→ Goal:
Skipping all pictures, set down the lines of the listing from the first through the one with "plt.rcParams['mathtext.fontset'] = 'stix'".

----------------

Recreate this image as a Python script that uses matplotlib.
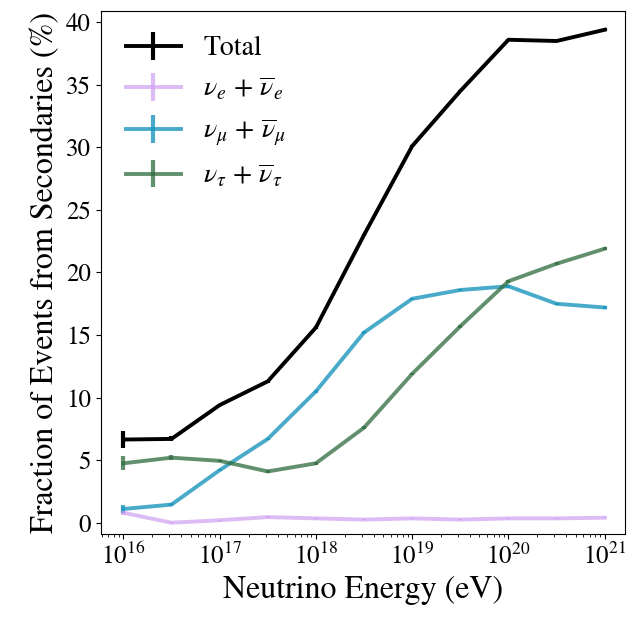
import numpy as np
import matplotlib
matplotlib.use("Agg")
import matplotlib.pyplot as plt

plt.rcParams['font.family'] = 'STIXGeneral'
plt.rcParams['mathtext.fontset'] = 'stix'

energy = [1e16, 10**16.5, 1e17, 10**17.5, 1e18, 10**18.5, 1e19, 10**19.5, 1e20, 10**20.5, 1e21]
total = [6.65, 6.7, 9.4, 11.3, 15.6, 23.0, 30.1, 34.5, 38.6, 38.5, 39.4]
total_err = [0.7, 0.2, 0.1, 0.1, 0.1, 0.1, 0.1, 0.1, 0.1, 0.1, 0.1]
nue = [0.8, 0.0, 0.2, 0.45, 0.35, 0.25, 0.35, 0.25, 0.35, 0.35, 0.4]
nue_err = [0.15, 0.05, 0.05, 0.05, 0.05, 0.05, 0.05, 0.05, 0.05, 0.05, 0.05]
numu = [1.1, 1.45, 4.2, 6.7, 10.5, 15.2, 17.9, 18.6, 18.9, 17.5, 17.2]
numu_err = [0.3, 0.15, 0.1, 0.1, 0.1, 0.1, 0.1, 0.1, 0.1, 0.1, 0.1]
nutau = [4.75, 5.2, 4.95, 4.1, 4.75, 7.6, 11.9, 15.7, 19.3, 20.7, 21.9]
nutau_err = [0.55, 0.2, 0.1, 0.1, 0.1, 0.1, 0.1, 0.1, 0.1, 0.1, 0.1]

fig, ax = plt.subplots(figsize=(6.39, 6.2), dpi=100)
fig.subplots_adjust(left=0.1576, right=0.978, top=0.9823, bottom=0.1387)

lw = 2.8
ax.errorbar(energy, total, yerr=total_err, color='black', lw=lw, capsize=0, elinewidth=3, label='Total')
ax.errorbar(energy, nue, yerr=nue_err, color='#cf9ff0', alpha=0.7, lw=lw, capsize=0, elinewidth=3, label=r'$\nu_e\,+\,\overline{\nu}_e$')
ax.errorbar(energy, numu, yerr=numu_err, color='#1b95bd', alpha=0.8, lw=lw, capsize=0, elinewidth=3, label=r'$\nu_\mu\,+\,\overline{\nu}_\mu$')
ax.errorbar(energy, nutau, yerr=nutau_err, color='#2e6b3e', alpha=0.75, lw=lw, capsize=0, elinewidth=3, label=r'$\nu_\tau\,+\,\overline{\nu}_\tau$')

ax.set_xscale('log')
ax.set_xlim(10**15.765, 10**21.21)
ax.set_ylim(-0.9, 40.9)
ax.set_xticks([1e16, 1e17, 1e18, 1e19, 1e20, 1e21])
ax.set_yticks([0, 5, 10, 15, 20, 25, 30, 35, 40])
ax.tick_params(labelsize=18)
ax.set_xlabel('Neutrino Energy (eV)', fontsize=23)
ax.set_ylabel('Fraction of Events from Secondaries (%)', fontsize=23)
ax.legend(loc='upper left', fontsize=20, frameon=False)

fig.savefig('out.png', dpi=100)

----------------

→ Correct result:
Recreate this image as a Python script that uses matplotlib.
import numpy as np
import matplotlib
matplotlib.use("Agg")
import matplotlib.pyplot as plt

plt.rcParams['font.family'] = 'STIXGeneral'
plt.rcParams['mathtext.fontset'] = 'stix'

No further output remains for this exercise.